Sim, a coluna sabe que a esquerda detesta comparações entre o atual inquilino do Palácio do Planalto e Luis Inácio Lula da Silva. E aqui cabe, de fato, uma ponderação. Não é possível fechar os olhos ao comportamento autoritário de Bolsonaro enquanto chefe de Estado, a ponto de afirmar o desejo de encher um repórter de porrada e, entre tantos absurdos, receber um torturador com honras na sede de trabalho do presidente da República. Tal atitude é repugnante e, como tal, deve ser condenada.
Voltemos à economia - sempre ela. Como explicitado na apresentação do vídeo da reunião ministerial de 22 de abril, o governo se dividiu em duas frentes quanto à necessidade de injeção de recursos através de planos públicos para estimular a economia. O debate se deu principalmente por conta do compromisso com o ajuste fiscal e a preocupação com o endividamento. Ainda que fosse necessário gastar (Bolsonaro implementou o auxílio emergencial), a equipe econômica acendeu um alerta vermelho diante da possibilidade real de descontrole do gasto público.
Não à toa, Paulo Guedes desceu do salto e usou linguajar duríssimo contra senadores da República ao se referir à derrubada do veto que permitiria reajuste aos servidores públicos até 2012. Guedes foi salvo por Rodrigo Maia que, em pese não governista, tem demonstrado maior apreço pela agenda econômica.

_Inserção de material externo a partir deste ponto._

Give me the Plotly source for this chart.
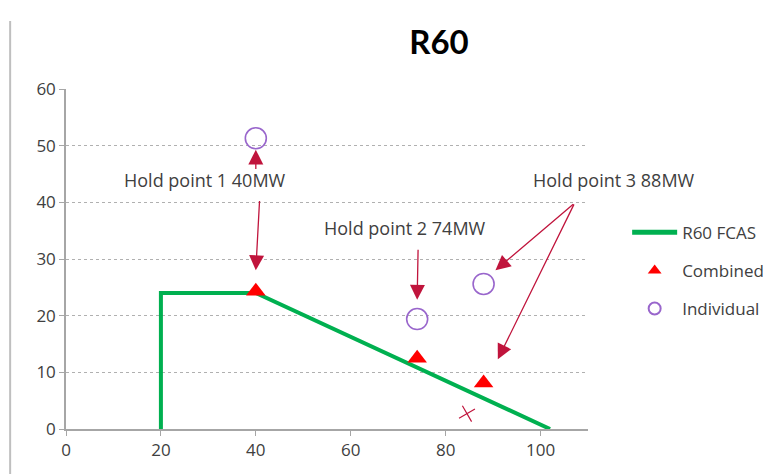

Em tempo: a gênese do Bolsa Família é oriunda de 2008, quando a crise financeira que atingiu os Estados Unidos, com a quebra do Lehman Brothers, trouxe preocupação sobre os rumos da oferta de crédito no Brasil. Num primeiro momento, como mostrou reportagem do portal Uol, o governo do então presidente Lula reforçou a oferta de crédito imobiliário nos bancos públicos. Em março do ano seguinte, anunciou a criação do Minha Casa Minha Vida.
Portanto, o estímulo à economia pelo governo Bolsonaro é evidente e pode não ser de todo ruim. O ponto fundamental é saber se a medida é sustentável.
No caso de Bolsonaro - e aí também pode-se sugerir semelhança com gestões petistas - também há um olho na repercussão eleitoral para 2022. A última pesquisa do Datafolha apontou crescimento da popularidade do presidente, muito alicerçada na concessão do benefício de R$ 600 (R$ 1.200 para chefes de família).
Conclui-se, portanto, que o chapéu de couro e o programa Casa Verde e Amarela têm mais em comum do que possa imaginar a nossa vã filosofia. E até aí não há novidade.